While I was following my favorite golfer of all time, Fred Couples, Woods’ approach on the 7th holed in for eagle. Then massive throngs overpowered my hero worship. I was watching someone I truly admired. Couples is perfection in athletics. He is a former Masters champion in 1992, a longtime respected champion, a sockless wonder in easygoing movement. His swing is effortless and his command of his game is as close to perfect as the course would allow. He was -9 and contending when Tiger, -5 and struggling, interrupted my reveries.
That was it. I had to follow Woods for a few holes after that. I was walking the fairway when I ended up a few feet away from his ball on 8 and when he swung, people stood slackjawed. It was like that the whole day. Even when I stopped following, the leaderboard, updated by hand, always reminded me he was there. When his scores went up, people held their breath. When they cheered, they were not cheering for Tiger, necessarily; they were cheering to be a part of history-for the selfishness of being there. Also, they were cheering for talent and perspective. A collective and audible roar on the 7th marked people’s respect for spectacle.
Phil, however, quietly made pars. His was a quiet and contemplative game. As he moved, the crowd moved ahead of him with Tiger. He played a bogeyless round, but seemed, still, to be blowing his chance. Forgotten in the glamour of Tiger’s follies was Phil’s year. He lingered as the second best golfer in the world, with lackluster tour performances. He avoided getting to tournaments for practice to steal more time with his sick wife and to help with his children. He was the anti-Tiger and his craft paid the price. Unlike Tiger’s brash bashing and brute force, Phil’s shots hung in the air and clung to the greens.

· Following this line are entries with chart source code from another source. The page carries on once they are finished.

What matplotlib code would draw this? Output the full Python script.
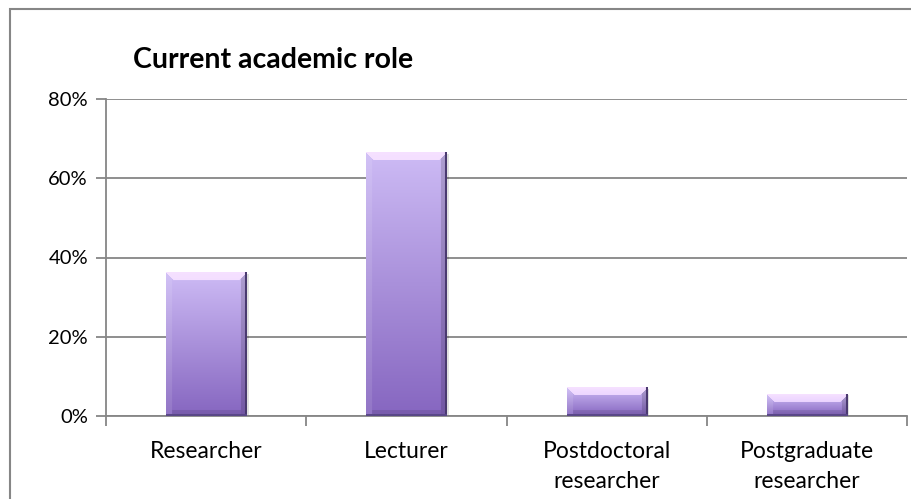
import numpy as np
import matplotlib.pyplot as plt
from matplotlib.patches import Rectangle
from matplotlib.ticker import FuncFormatter

categorias = ["Researcher", "Lecturer", "Postdoctoral\nresearcher", "Postgraduate\nresearcher"]
valores = [36.2, 66.5, 7.2, 5.5]
ticks_y = [0, 20, 40, 60, 80]

plt.rcParams["font.family"] = ["Lato", "DejaVu Sans"]

fig = plt.figure(figsize=(9.11, 4.99), dpi=100)
ax = fig.add_axes([106 / 911, 1 - 416 / 499, 801 / 911, 317 / 499])

# marco exterior del gráfico
fig.patches.append(Rectangle((10 / 911, -0.05), 1.0, 1 - 9 / 499 + 0.05,
                             transform=fig.transFigure, fill=False,
                             edgecolor="#868686", linewidth=1.5))

gris = "#868686"
ax.set_xlim(-0.5, len(categorias) - 0.5)
ax.set_ylim(0, 80)
ax.set_yticks(ticks_y)
ax.yaxis.set_major_formatter(FuncFormatter(lambda v, _: f"{v:.0f}%"))
ax.grid(True, axis="y", color=gris, linewidth=1.3)
ax.set_axisbelow(True)
for lado in ["top", "right"]:
    ax.spines[lado].set_visible(False)
for lado in ["left", "bottom"]:
    ax.spines[lado].set_color(gris)
    ax.spines[lado].set_linewidth(1.3)

ax.set_xticks(np.arange(len(categorias) + 1) - 0.5)
ax.set_xticklabels([])
ax.set_xticks(np.arange(len(categorias)), minor=True)
ax.set_xticklabels(categorias, minor=True, fontsize=16.5)
ax.tick_params(axis="x", which="major", length=7, color=gris, width=1.3)
ax.tick_params(axis="x", which="minor", length=0, pad=18)
ax.tick_params(axis="y", length=7, color=gris, width=1.3, labelsize=14.5, pad=6)
for t in ax.xaxis.get_minor_ticks():
    t.label1.set_verticalalignment("top")
    t.label1.set_linespacing(1.55)


def imagen_barra(h_px, w_px=80, bisel=8):
    arriba = np.array([0xcd, 0xbb, 0xf5]) / 255
    abajo = np.array([0x86, 0x66, 0xc0]) / 255
    t = np.linspace(0, 1, h_px)[:, None, None]
    img = arriba * (1 - t) + abajo * t
    img = np.repeat(img, w_px, axis=1)
    filas, cols = np.mgrid[0:h_px, 0:w_px]
    sup = (filas < bisel) & (cols >= filas) & (cols < w_px - filas)
    img[sup] = img[sup] * 0.45 + np.array([0.6, 0.55, 0.6])
    izq = (cols < 6) & ~sup
    img[izq] = img[izq] * 0.9 + 0.1
    der = (cols >= w_px - 6) & ~sup
    img[der] = img[der] * 0.85
    inf = (filas >= h_px - 6) & ~izq & ~der
    img[inf] = img[inf] * 0.9
    img[:, -2:] = np.array([0x4a, 0x3a, 0x70]) / 255
    img[-2:, :] = np.array([0x5a, 0x48, 0x88]) / 255
    return np.clip(img, 0, 1)


ancho = 0.4
barras = ax.bar(range(len(categorias)), valores, width=ancho, color="none",
                edgecolor="none", zorder=3)
for i, (b, v) in enumerate(zip(barras, valores)):
    # sombra suave a la derecha
    ax.add_patch(Rectangle((i + ancho / 2, 0), 0.012, v - 0.3,
                           facecolor="#000000", alpha=0.12, zorder=2.5,
                           edgecolor="none"))
    h_px = max(int(round(v * 317 / 80)), 4)
    ax.imshow(imagen_barra(h_px), extent=(i - ancho / 2, i + ancho / 2, 0, v),
              aspect="auto", zorder=3, interpolation="bilinear")

ax.set_xlim(-0.5, len(categorias) - 0.5)
ax.set_ylim(0, 80)

fig.text(273 / 911, 1 - 60 / 499, "Current academic role", ha="center",
         va="center", fontsize=20.5, fontweight="bold")

fig.savefig("out.png", dpi=100)
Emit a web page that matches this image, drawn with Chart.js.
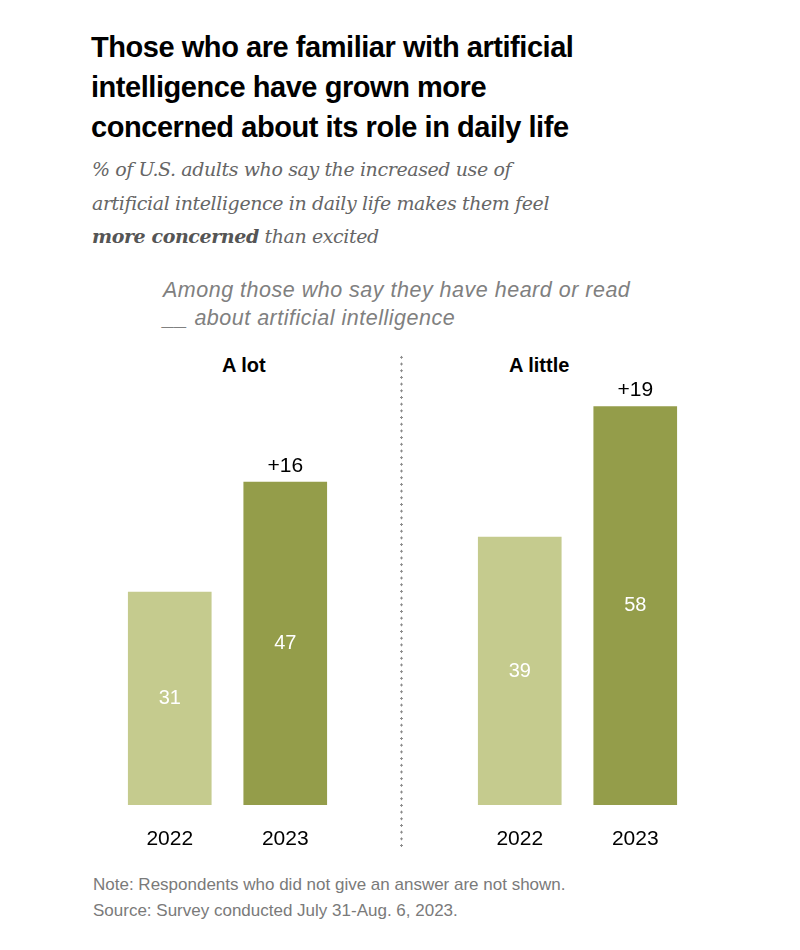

At the 9th, I was in the front row of the tee box. Phil wound up and rolled the ball over in his swing. I kept my eyes on him instead of watching the ball. He was despaired. At one point, he mouthed the word “Masters” as if he knew he might have cost himself the tournament, given the way Tiger and KJ Choi were playing. Lee Westwood was playing an average game, good enough for a share of the lead too. He was -12, they were just below him. His recovery from the woods-for par again-was the redemption of his season. It allowed him to save the word on his lips for his wife, waiting to hug him at 18, as a champion.
* * *
On ten, just before the aforementioned Amen Corner, a man complained loudly-seeking attention from the passers-by following the leaders up to the next three crucial holes. The sun was mercifully hid by loblolly pines (or so I think they were, I’m no Sibley) for a moment. The crowd stopped to look at him. He was beaming a huge smile. He said, “I’m gonna milk this for all it is worth.” An ovular redness resonated on his shoulder, his sleeves pulled up to present it to us. As I watched tournament officials approach the area, the place began to buzz. Tiger was approaching. Augusta rewarded the still and the moving. The still saw everyone at least once; the moving got the action between the lines. At crossovers, along fairways, near the tees, there was action to see. At the greens, the finality set in. It all depended on where you wanted to be and what you loved about sport. I was into it all. Seeing Tiger get a ruling and clear a path via security was not so exciting. I was ready to keep walking to beat Phil to 13-my second favorite hole on the course.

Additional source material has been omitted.